[A block of data]
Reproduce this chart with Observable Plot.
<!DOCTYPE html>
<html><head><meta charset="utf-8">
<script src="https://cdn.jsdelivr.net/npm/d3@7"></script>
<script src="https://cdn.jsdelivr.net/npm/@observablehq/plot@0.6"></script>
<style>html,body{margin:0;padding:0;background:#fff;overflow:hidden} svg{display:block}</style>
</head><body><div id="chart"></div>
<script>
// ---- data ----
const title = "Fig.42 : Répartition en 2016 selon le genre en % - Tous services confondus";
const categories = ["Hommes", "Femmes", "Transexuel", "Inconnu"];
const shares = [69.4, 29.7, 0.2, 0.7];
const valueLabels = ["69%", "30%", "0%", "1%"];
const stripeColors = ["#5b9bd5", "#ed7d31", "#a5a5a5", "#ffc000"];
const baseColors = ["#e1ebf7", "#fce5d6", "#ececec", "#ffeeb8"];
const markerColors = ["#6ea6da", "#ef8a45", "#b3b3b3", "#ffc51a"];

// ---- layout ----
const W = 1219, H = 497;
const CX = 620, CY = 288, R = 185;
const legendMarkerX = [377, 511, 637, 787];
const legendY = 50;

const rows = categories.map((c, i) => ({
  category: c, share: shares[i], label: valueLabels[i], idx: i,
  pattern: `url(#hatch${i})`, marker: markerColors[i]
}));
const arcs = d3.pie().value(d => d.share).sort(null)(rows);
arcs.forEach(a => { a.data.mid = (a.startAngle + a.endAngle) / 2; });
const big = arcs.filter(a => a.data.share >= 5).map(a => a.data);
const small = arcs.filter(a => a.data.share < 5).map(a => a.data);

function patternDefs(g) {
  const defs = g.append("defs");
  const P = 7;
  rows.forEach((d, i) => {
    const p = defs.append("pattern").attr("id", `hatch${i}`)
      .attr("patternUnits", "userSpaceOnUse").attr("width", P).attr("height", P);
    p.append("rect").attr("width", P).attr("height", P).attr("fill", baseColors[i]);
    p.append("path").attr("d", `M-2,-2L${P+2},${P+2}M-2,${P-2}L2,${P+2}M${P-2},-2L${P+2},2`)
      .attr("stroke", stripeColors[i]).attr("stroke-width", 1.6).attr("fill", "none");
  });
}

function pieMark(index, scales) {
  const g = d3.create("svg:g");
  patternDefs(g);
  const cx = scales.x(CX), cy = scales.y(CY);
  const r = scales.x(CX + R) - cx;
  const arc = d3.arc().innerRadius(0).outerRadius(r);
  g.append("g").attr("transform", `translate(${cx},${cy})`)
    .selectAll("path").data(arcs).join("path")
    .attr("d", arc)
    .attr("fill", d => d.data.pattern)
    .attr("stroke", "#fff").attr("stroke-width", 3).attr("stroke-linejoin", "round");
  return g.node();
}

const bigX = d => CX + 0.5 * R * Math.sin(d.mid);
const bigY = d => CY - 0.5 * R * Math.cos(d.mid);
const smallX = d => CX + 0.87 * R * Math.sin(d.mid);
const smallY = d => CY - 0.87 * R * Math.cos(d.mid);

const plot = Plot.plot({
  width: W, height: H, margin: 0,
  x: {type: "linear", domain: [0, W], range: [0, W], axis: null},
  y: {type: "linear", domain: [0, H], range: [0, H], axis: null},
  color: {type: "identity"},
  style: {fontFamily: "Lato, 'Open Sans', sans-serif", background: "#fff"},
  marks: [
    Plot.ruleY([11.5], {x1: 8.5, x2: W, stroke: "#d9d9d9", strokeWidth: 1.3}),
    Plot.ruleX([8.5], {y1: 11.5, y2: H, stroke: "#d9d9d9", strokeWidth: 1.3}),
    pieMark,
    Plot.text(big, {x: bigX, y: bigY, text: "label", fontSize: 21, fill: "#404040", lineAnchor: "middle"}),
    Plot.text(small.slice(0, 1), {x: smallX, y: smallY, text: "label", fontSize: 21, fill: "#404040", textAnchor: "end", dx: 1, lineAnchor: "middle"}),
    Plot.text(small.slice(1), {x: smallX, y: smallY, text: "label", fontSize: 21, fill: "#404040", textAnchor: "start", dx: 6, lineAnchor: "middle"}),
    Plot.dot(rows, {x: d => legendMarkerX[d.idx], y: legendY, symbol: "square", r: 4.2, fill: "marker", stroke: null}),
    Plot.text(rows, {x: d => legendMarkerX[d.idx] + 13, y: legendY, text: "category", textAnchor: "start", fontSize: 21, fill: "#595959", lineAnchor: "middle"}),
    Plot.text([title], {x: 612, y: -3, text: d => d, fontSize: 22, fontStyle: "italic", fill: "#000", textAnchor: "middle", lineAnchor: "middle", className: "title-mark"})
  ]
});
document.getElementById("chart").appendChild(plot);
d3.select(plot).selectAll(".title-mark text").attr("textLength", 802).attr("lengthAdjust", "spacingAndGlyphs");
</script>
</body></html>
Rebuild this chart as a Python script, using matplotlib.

→ Objective
Exact copies of all the records are required.

→ Correct output
Reproduce this chart with Observable Plot.
<!DOCTYPE html>
<html><head><meta charset="utf-8">
<script src="https://cdn.jsdelivr.net/npm/d3@7"></script>
<script src="https://cdn.jsdelivr.net/npm/@observablehq/plot@0.6"></script>
<style>html,body{margin:0;padding:0;background:#fff;overflow:hidden} svg{display:block}</style>
</head><body><div id="chart"></div>
<script>
// ---- data ----
const title = "Fig.42 : Répartition en 2016 selon le genre en % - Tous services confondus";
const categories = ["Hommes", "Femmes", "Transexuel", "Inconnu"];
const shares = [69.4, 29.7, 0.2, 0.7];
const valueLabels = ["69%", "30%", "0%", "1%"];
const stripeColors = ["#5b9bd5", "#ed7d31", "#a5a5a5", "#ffc000"];
const baseColors = ["#e1ebf7", "#fce5d6", "#ececec", "#ffeeb8"];
const markerColors = ["#6ea6da", "#ef8a45", "#b3b3b3", "#ffc51a"];

// ---- layout ----
const W = 1219, H = 497;
const CX = 620, CY = 288, R = 185;
const legendMarkerX = [377, 511, 637, 787];
const legendY = 50;

const rows = categories.map((c, i) => ({
  category: c, share: shares[i], label: valueLabels[i], idx: i,
  pattern: `url(#hatch${i})`, marker: markerColors[i]
}));
const arcs = d3.pie().value(d => d.share).sort(null)(rows);
arcs.forEach(a => { a.data.mid = (a.startAngle + a.endAngle) / 2; });
const big = arcs.filter(a => a.data.share >= 5).map(a => a.data);
const small = arcs.filter(a => a.data.share < 5).map(a => a.data);

function patternDefs(g) {
  const defs = g.append("defs");
  const P = 7;
  rows.forEach((d, i) => {
    const p = defs.append("pattern").attr("id", `hatch${i}`)
      .attr("patternUnits", "userSpaceOnUse").attr("width", P).attr("height", P);
    p.append("rect").attr("width", P).attr("height", P).attr("fill", baseColors[i]);
    p.append("path").attr("d", `M-2,-2L${P+2},${P+2}M-2,${P-2}L2,${P+2}M${P-2},-2L${P+2},2`)
      .attr("stroke", stripeColors[i]).attr("stroke-width", 1.6).attr("fill", "none");
  });
}

function pieMark(index, scales) {
  const g = d3.create("svg:g");
  patternDefs(g);
  const cx = scales.x(CX), cy = scales.y(CY);
  const r = scales.x(CX + R) - cx;
  const arc = d3.arc().innerRadius(0).outerRadius(r);
  g.append("g").attr("transform", `translate(${cx},${cy})`)
    .selectAll("path").data(arcs).join("path")
    .attr("d", arc)
    .attr("fill", d => d.data.pattern)
    .attr("stroke", "#fff").attr("stroke-width", 3).attr("stroke-linejoin", "round");
  return g.node();
}

const bigX = d => CX + 0.5 * R * Math.sin(d.mid);
const bigY = d => CY - 0.5 * R * Math.cos(d.mid);
const smallX = d => CX + 0.87 * R * Math.sin(d.mid);
const smallY = d => CY - 0.87 * R * Math.cos(d.mid);

const plot = Plot.plot({
  width: W, height: H, margin: 0,
  x: {type: "linear", domain: [0, W], range: [0, W], axis: null},
  y: {type: "linear", domain: [0, H], range: [0, H], axis: null},
  color: {type: "identity"},
  style: {fontFamily: "Lato, 'Open Sans', sans-serif", background: "#fff"},
  marks: [
    Plot.ruleY([11.5], {x1: 8.5, x2: W, stroke: "#d9d9d9", strokeWidth: 1.3}),
    Plot.ruleX([8.5], {y1: 11.5, y2: H, stroke: "#d9d9d9", strokeWidth: 1.3}),
    pieMark,
    Plot.text(big, {x: bigX, y: bigY, text: "label", fontSize: 21, fill: "#404040", lineAnchor: "middle"}),
    Plot.text(small.slice(0, 1), {x: smallX, y: smallY, text: "label", fontSize: 21, fill: "#404040", textAnchor: "end", dx: 1, lineAnchor: "middle"}),
    Plot.text(small.slice(1), {x: smallX, y: smallY, text: "label", fontSize: 21, fill: "#404040", textAnchor: "start", dx: 6, lineAnchor: "middle"}),
    Plot.dot(rows, {x: d => legendMarkerX[d.idx], y: legendY, symbol: "square", r: 4.2, fill: "marker", stroke: null}),
    Plot.text(rows, {x: d => legendMarkerX[d.idx] + 13, y: legendY, text: "category", textAnchor: "start", fontSize: 21, fill: "#595959", lineAnchor: "middle"}),
    Plot.text([title], {x: 612, y: -3, text: d => d, fontSize: 22, fontStyle: "italic", fill: "#000", textAnchor: "middle", lineAnchor: "middle", className: "title-mark"})
  ]
});
document.getElementById("chart").appendChild(plot);
d3.select(plot).selectAll(".title-mark text").attr("textLength", 802).attr("lengthAdjust", "spacingAndGlyphs");
</script>
</body></html>
Rebuild this chart as a Python script, using matplotlib.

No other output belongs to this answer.